### Given task
Only the lines from the top of the listing below to the line that has "import seaborn as sns" should be echoed, with both ends kept and pictures left out.

━━━━━ Raw data ━━━━━

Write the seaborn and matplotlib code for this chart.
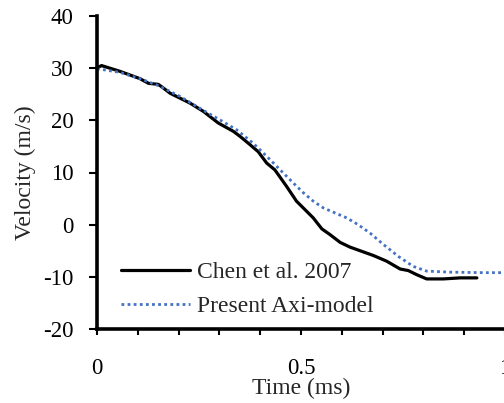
import numpy as np
import pandas as pd
import matplotlib
matplotlib.use("Agg")
import matplotlib.pyplot as plt
import seaborn as sns

chen_t = [0.0, 0.011, 0.056, 0.105, 0.126, 0.150, 0.161, 0.179, 0.228, 0.261, 0.297, 0.334, 0.351,
          0.371, 0.395, 0.416, 0.436, 0.465, 0.489, 0.530, 0.551, 0.571, 0.596, 0.620, 0.677,
          0.710, 0.743, 0.763, 0.784, 0.808, 0.849, 0.890, 0.931]
chen_v = [30.0, 30.5, 29.4, 28.0, 27.1, 26.9, 26.3, 25.2, 23.3, 21.7, 19.5, 17.9, 16.9,
          15.6, 14.0, 11.8, 10.5, 7.3, 4.5, 1.3, -0.8, -1.9, -3.4, -4.3, -5.9,
          -7.0, -8.5, -8.8, -9.6, -10.4, -10.4, -10.2, -10.2]

axi_t = [0.0, 0.056, 0.105, 0.152, 0.203, 0.252, 0.301, 0.342, 0.383, 0.416, 0.449, 0.481,
         0.506, 0.530, 0.555, 0.579, 0.612, 0.640, 0.669, 0.702, 0.739, 0.775, 0.808, 0.865,
         0.947, 1.0]
axi_v = [29.9, 29.2, 28.0, 26.6, 24.6, 22.3, 20.1, 18.2, 15.6, 13.1, 10.5, 8.0,
         6.1, 4.5, 3.2, 2.4, 1.3, 0.0, -1.6, -3.8, -6.1, -8.0, -8.9, -9.1,
         -9.2, -9.2]

x_ticks = [0, 0.1, 0.2, 0.3, 0.4, 0.5, 0.6, 0.7, 0.8, 0.9, 1.0]
x_labels = ['0', '', '', '', '', '0.5', '', '', '', '', '1']
y_ticks = [-20, -10, 0, 10, 20, 30, 40]

sns.set_style("ticks")
plt.rcParams['font.family'] = ['Liberation Serif', 'DejaVu Serif']

fig = plt.figure(figsize=(5.04, 4.03), dpi=100)
ax = fig.add_axes([97/504, (403-329)/403, 408/504, 313/403])

df_chen = pd.DataFrame({'t': chen_t, 'v': chen_v})
df_axi = pd.DataFrame({'t': axi_t, 'v': axi_v})
sns.lineplot(data=df_chen, x='t', y='v', ax=ax, color='black', lw=2.3,
             label='Chen et al. 2007', clip_on=False)
sns.lineplot(data=df_axi, x='t', y='v', ax=ax, color='#4472C4', lw=2.0,
             linestyle=(0, (1, 1.2)), label='Present Axi-model', clip_on=False)

ax.set_xlim(0, 1)
ax.set_ylim(-20, 40)
ax.set_xticks(x_ticks)
ax.set_xticklabels(x_labels)
ax.set_yticks(y_ticks)
ax.set_yticklabels([str(v) for v in y_ticks])
ax.tick_params(axis='x', direction='out', length=4, width=1.5, pad=17, labelsize=16.5, colors='black')
ax.tick_params(axis='y', direction='out', length=6, width=1.5, pad=11, labelsize=16.5, colors='black')
for s in ['top', 'right']:
    ax.spines[s].set_visible(False)
for s in ['left', 'bottom']:
    ax.spines[s].set_linewidth(2.6)
    ax.spines[s].set_color('black')

ax.set_xlabel('Time (ms)', fontsize=17, labelpad=-1)
ax.set_ylabel('Velocity (m/s)', fontsize=17, labelpad=5)

leg = ax.legend(loc='lower left', bbox_to_anchor=(0.036, 0.008), frameon=False, fontsize=17,
                handlelength=2.9, handletextpad=0.3, labelspacing=0.52, borderaxespad=0)

fig.savefig('out.png', dpi=100)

━━━━━

### Answer below
Write the seaborn and matplotlib code for this chart.
import numpy as np
import pandas as pd
import matplotlib
matplotlib.use("Agg")
import matplotlib.pyplot as plt
import seaborn as sns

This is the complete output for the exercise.